Set problem:
Locate each line with the string "code" in the listing below and copy it.

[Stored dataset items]

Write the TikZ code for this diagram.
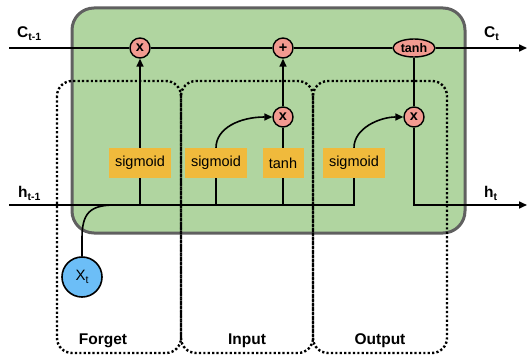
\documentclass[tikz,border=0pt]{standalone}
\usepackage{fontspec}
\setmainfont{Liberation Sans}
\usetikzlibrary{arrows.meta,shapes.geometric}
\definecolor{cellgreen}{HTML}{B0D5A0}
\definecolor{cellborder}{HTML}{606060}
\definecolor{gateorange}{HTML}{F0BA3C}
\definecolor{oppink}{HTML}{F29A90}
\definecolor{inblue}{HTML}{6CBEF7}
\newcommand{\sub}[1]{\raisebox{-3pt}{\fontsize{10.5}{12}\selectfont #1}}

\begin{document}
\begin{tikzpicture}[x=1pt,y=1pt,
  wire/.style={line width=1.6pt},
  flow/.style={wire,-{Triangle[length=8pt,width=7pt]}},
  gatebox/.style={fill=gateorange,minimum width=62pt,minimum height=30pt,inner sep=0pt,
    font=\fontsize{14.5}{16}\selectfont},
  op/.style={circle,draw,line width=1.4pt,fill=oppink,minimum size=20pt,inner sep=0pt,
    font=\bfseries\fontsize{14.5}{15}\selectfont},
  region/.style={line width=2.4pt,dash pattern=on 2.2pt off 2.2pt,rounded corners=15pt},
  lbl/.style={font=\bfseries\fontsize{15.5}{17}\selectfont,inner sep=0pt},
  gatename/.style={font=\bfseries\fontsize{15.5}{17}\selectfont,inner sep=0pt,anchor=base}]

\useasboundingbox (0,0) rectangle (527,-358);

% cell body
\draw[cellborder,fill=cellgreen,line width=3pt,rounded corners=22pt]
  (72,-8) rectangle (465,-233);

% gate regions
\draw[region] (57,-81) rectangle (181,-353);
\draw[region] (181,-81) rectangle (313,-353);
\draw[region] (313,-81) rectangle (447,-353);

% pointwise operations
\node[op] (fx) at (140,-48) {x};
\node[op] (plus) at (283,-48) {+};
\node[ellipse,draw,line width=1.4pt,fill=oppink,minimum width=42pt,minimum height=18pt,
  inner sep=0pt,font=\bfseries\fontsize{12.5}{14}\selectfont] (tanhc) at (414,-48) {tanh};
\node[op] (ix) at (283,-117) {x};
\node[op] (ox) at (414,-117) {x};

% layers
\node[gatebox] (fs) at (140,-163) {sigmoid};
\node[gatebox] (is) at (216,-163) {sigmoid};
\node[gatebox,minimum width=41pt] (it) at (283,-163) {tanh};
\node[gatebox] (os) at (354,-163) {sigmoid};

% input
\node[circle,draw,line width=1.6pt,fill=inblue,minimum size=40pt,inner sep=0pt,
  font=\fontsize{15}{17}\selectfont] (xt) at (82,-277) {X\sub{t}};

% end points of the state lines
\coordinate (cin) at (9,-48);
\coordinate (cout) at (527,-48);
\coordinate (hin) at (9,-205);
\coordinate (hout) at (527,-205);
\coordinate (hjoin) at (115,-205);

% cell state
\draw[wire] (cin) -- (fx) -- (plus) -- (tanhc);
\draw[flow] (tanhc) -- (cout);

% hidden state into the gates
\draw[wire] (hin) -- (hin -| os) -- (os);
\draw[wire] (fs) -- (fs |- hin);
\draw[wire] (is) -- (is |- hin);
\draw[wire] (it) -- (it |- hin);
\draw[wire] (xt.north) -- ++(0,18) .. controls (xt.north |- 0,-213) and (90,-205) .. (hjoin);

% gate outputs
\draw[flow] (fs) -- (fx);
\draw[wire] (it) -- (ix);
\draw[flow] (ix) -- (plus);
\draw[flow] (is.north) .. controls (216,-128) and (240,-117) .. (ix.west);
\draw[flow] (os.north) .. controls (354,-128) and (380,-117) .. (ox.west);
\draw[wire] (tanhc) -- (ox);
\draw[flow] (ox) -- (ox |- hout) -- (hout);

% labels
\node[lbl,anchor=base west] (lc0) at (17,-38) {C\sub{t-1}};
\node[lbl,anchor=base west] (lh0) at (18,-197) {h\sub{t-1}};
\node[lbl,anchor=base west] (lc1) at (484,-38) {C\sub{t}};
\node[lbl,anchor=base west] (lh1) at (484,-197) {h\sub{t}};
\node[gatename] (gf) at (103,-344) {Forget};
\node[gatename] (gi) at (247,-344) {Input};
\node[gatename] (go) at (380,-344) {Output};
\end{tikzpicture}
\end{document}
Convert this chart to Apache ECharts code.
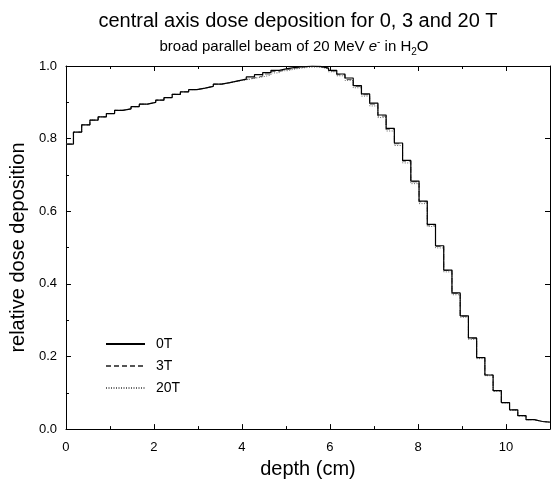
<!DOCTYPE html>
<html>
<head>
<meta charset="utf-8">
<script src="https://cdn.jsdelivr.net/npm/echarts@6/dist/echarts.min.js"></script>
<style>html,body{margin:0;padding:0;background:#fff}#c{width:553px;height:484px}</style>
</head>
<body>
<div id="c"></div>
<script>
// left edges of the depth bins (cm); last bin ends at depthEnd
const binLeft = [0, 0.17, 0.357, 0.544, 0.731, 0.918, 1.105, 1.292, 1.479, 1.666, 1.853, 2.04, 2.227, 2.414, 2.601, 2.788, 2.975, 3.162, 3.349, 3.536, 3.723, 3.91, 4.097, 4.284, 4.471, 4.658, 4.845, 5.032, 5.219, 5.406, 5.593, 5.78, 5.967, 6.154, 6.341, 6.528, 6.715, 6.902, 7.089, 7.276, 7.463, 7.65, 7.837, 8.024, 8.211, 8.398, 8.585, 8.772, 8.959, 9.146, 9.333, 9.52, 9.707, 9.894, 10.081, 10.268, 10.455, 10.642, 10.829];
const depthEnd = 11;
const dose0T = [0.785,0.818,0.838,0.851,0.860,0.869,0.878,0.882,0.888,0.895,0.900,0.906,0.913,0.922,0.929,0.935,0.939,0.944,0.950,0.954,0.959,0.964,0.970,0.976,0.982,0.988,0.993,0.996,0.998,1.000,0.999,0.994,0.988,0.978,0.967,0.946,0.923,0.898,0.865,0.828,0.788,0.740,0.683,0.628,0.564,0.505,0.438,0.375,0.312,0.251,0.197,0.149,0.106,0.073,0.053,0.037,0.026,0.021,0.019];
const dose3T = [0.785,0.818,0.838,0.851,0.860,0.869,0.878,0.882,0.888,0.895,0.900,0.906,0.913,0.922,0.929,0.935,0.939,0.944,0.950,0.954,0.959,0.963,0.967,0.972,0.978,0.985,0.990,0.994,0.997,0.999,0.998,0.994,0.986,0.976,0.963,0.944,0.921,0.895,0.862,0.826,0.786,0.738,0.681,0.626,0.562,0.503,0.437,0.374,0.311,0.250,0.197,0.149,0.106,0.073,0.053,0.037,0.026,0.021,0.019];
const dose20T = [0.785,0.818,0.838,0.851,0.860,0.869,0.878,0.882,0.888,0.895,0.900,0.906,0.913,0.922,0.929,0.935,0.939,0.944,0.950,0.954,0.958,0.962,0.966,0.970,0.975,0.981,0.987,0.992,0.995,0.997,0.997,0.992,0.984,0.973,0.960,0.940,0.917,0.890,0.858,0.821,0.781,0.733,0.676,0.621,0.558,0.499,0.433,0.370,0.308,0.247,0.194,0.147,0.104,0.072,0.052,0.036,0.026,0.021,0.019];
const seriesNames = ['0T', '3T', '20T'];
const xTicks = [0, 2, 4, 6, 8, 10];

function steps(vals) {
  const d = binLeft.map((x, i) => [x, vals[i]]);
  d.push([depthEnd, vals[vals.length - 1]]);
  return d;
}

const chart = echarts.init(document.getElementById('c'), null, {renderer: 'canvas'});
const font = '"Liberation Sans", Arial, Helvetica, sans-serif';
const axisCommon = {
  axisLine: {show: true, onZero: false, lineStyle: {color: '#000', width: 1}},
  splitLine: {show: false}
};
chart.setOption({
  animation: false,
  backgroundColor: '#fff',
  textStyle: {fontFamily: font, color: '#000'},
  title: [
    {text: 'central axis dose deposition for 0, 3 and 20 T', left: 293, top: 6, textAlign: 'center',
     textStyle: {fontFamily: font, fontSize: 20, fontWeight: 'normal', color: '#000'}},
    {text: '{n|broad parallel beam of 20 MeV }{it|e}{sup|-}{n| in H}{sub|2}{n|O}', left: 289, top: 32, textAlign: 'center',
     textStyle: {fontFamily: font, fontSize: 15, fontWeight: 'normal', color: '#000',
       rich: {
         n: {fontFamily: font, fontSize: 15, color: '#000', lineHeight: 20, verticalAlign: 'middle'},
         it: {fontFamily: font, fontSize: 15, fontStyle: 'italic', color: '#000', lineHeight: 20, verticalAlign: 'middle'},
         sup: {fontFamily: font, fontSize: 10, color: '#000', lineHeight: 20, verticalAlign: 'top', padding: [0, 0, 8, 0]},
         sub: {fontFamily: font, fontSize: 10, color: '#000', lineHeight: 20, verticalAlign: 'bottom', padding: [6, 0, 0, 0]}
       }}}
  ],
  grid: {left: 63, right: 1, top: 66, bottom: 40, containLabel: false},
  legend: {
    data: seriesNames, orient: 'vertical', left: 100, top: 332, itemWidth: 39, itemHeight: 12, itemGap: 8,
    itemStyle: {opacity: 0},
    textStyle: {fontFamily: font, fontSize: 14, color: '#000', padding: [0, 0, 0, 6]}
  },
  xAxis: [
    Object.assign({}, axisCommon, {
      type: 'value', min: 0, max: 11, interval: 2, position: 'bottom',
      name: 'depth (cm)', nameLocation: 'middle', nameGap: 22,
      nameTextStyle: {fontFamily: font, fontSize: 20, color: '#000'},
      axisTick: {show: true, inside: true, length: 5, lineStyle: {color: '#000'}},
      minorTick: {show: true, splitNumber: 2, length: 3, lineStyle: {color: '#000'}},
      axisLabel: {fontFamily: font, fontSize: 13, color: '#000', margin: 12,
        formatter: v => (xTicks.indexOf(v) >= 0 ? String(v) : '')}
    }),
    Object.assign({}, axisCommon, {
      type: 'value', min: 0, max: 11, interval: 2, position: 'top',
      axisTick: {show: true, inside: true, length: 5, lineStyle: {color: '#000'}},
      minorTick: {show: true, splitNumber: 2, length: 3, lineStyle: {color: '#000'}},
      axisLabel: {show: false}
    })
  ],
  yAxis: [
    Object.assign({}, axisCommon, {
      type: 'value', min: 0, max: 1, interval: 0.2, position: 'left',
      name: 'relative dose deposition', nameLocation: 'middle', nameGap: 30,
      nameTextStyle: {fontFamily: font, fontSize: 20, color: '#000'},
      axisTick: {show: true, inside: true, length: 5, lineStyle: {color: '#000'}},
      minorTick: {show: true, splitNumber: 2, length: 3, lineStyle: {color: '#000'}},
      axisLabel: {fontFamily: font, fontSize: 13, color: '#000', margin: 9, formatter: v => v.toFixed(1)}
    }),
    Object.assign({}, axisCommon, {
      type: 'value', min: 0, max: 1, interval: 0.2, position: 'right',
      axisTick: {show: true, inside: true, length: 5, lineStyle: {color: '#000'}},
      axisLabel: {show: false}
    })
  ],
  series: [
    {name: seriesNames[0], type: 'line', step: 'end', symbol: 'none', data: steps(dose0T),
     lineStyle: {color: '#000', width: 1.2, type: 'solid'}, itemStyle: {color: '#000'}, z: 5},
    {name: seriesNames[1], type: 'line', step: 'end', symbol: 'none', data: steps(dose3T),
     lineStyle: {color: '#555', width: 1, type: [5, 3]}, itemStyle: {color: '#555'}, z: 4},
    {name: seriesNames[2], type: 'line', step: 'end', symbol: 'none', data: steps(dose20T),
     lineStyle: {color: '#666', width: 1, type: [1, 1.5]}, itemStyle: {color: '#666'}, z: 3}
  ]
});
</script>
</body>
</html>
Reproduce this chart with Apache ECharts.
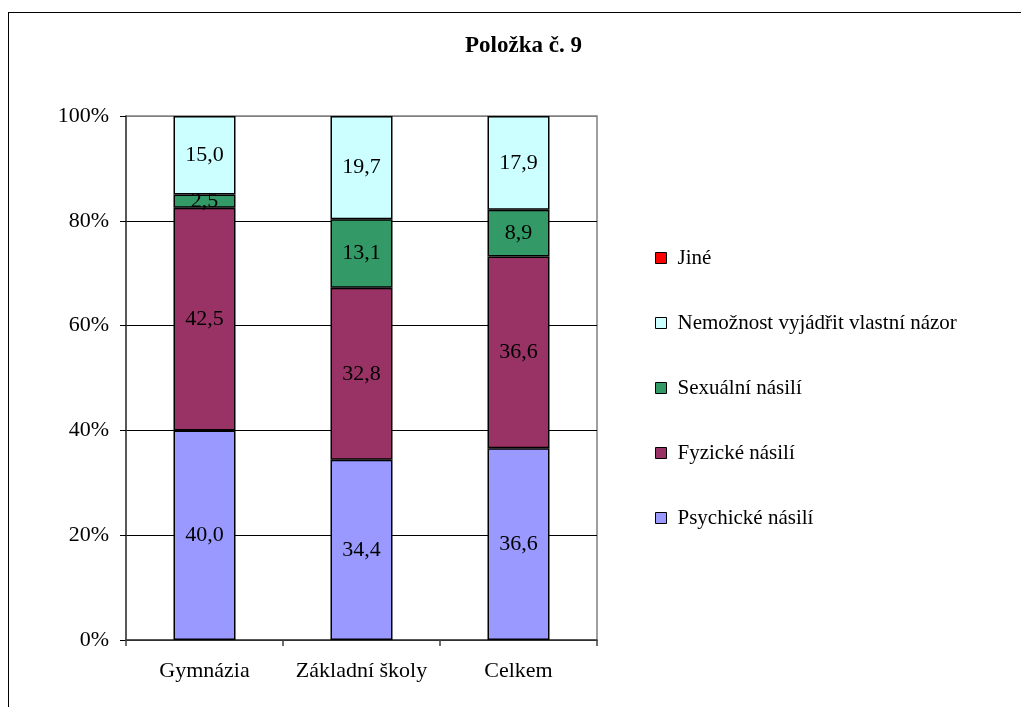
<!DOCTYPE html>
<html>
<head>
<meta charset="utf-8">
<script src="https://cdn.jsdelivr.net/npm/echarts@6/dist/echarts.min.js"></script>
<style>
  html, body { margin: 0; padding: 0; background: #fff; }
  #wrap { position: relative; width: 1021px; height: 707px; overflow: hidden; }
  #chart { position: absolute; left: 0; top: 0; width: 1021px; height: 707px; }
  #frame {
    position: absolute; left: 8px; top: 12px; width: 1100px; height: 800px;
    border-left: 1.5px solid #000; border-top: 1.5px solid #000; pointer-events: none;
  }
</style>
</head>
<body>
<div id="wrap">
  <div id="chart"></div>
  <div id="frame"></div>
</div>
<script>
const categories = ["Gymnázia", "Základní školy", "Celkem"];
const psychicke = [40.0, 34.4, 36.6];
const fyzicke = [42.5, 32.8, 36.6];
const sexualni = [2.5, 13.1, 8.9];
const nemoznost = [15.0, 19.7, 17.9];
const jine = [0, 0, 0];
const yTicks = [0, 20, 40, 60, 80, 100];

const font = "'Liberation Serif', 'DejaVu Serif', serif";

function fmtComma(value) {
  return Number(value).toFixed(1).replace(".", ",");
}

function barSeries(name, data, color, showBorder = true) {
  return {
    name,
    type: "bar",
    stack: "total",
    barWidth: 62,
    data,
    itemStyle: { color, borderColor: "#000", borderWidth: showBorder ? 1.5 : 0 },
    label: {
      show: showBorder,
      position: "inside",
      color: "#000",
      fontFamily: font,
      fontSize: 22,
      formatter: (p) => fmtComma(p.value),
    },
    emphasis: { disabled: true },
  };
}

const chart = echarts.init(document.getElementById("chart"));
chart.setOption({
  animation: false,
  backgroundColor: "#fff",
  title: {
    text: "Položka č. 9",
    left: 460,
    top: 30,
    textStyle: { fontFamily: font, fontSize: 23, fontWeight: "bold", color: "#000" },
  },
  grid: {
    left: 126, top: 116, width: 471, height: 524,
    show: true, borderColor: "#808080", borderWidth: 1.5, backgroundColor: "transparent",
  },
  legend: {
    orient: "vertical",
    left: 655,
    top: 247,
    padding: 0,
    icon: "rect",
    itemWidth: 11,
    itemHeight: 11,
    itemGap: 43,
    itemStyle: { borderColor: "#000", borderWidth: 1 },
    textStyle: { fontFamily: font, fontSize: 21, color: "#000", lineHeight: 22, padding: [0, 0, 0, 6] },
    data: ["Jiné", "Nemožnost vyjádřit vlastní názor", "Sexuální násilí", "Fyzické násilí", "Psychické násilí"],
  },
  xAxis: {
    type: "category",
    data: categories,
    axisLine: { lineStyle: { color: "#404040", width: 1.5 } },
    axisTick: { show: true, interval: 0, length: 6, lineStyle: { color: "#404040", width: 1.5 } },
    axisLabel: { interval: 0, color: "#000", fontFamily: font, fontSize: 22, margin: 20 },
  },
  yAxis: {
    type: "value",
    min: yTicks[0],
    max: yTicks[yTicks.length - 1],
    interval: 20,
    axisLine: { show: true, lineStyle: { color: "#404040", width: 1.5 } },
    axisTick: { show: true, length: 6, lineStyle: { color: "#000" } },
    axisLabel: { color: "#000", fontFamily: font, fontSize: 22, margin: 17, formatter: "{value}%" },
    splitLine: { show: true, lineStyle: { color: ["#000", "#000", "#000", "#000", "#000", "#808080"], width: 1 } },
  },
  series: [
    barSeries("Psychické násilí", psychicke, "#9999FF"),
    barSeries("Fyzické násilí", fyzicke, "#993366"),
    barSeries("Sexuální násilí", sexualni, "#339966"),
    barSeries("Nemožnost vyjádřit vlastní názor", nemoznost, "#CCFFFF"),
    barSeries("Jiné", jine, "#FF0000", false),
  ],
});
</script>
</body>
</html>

The solution:
Write the TikZ code for this diagram.
Convert this chart to Apache ECharts code.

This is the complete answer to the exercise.